Quiéreme is a 2007 Spanish-Argentine drama film written and directed by Beda Docampo Feijóo. It stars Darío Grandinetti alongside Kira Miró, Ariadna Gil, Agustina Lecouna, and Cristina Valdivielso.

== Plot ==
Fiftysomething cook Pancho's life in Buenos Aires with his new girlfriend Rita takes a wild turn when a Spanish girl named Amparo claiming to be her granddaughter knocks at his door. He is forced to deal with his past in Spain, going to Madrid, where he tries to find Lucía, Pancho's daughter and Amparo's mother.

== Production ==
The film is a Spanish-Argentine co-production by Iroko Films, Nada Music, Quiéreme Producciones, Infinity Films, Kompel Producciones and Exponencial.
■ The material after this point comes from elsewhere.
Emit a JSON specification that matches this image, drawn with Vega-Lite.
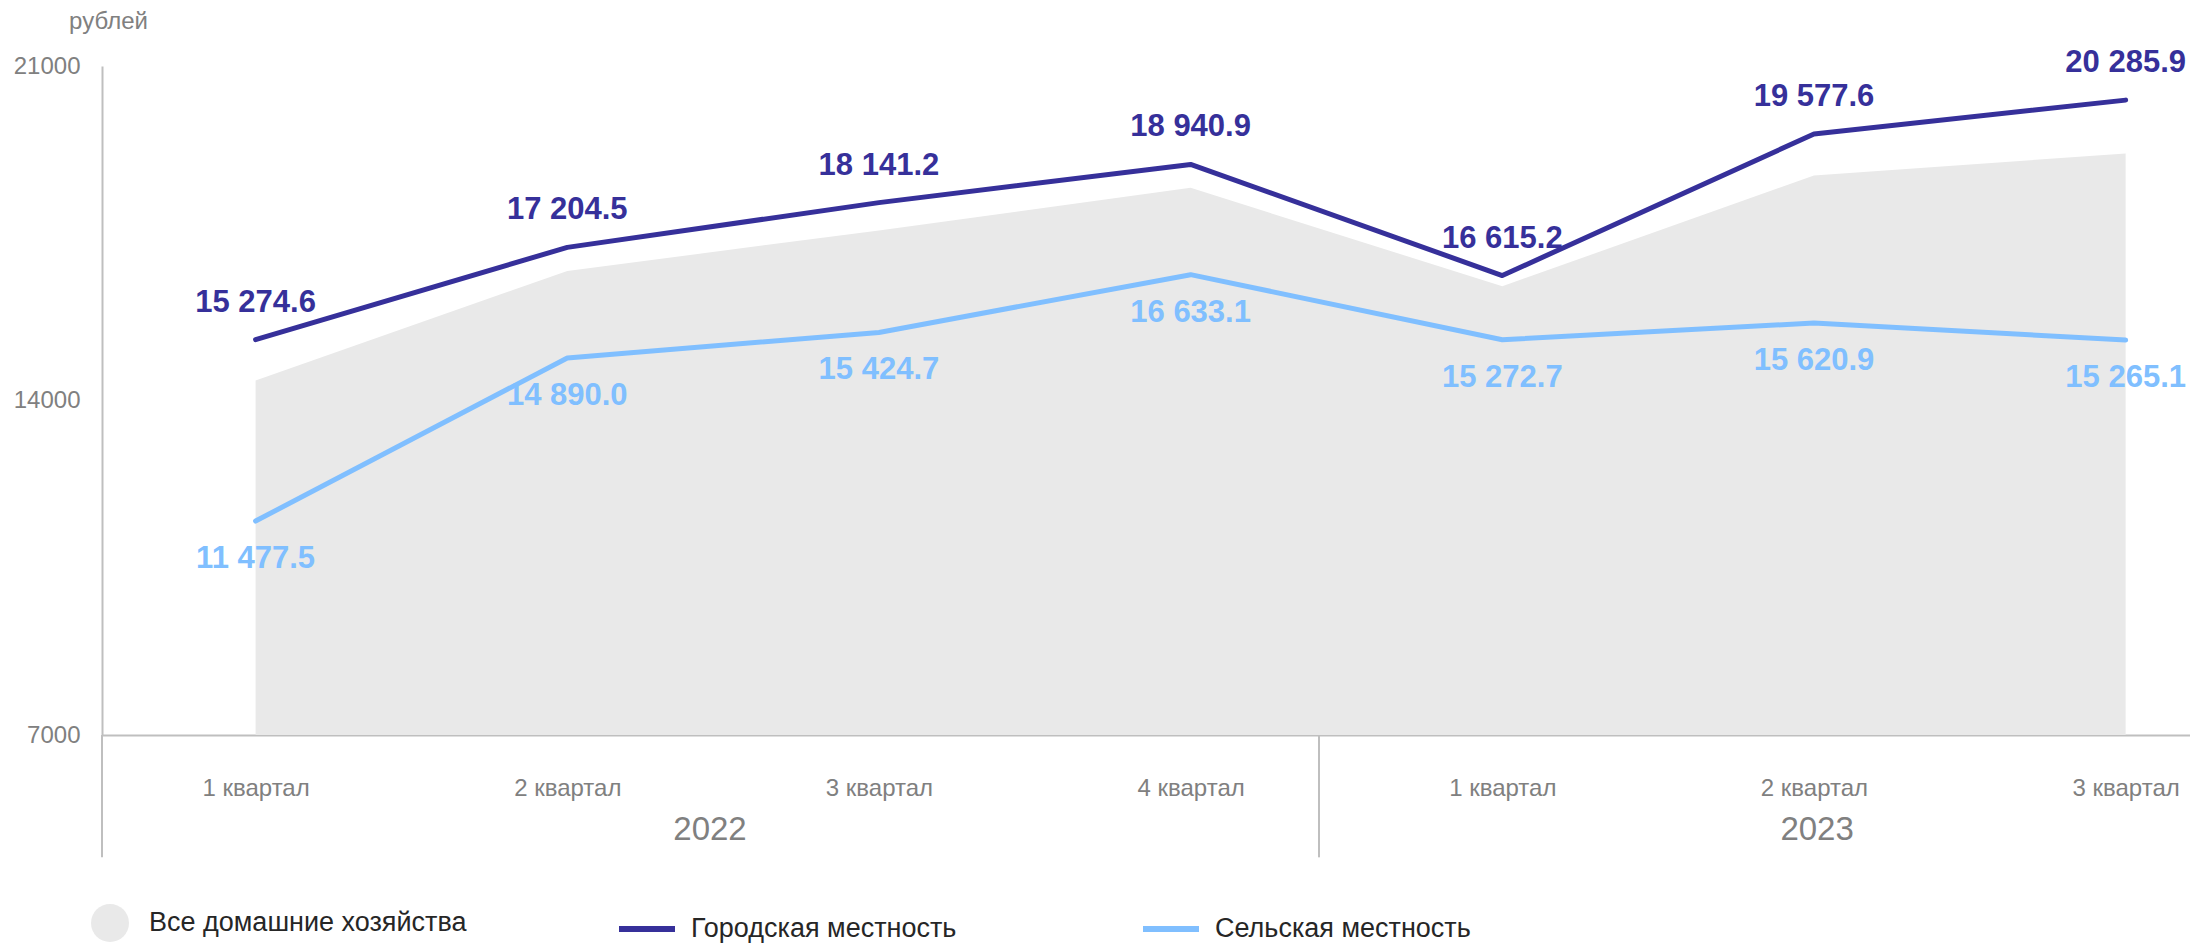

Filming began on 8 October 2006. Shooting locations included Madrid, Buenos Aires, Ciudad de la Luz (Alicante), and Sitges.

== Release ==
Quiéreme was released theatrically in Spain on 19 October 2007. It was released theatrically in Argentina on 15 November 2007.

== Reception ==
Adolfo C. Martínez of La Nación gave the film a 'very good' rating, writing about how Docampo endows the film with "enormous warmth and tenderness".

Juan Pablo Cinelli of Página/12 assessed that the film rounds off "an effective narrative and, above all, tells a concrete and complete story", while pointing out that the sense of derivativeness from other works hovers around over the course of the film.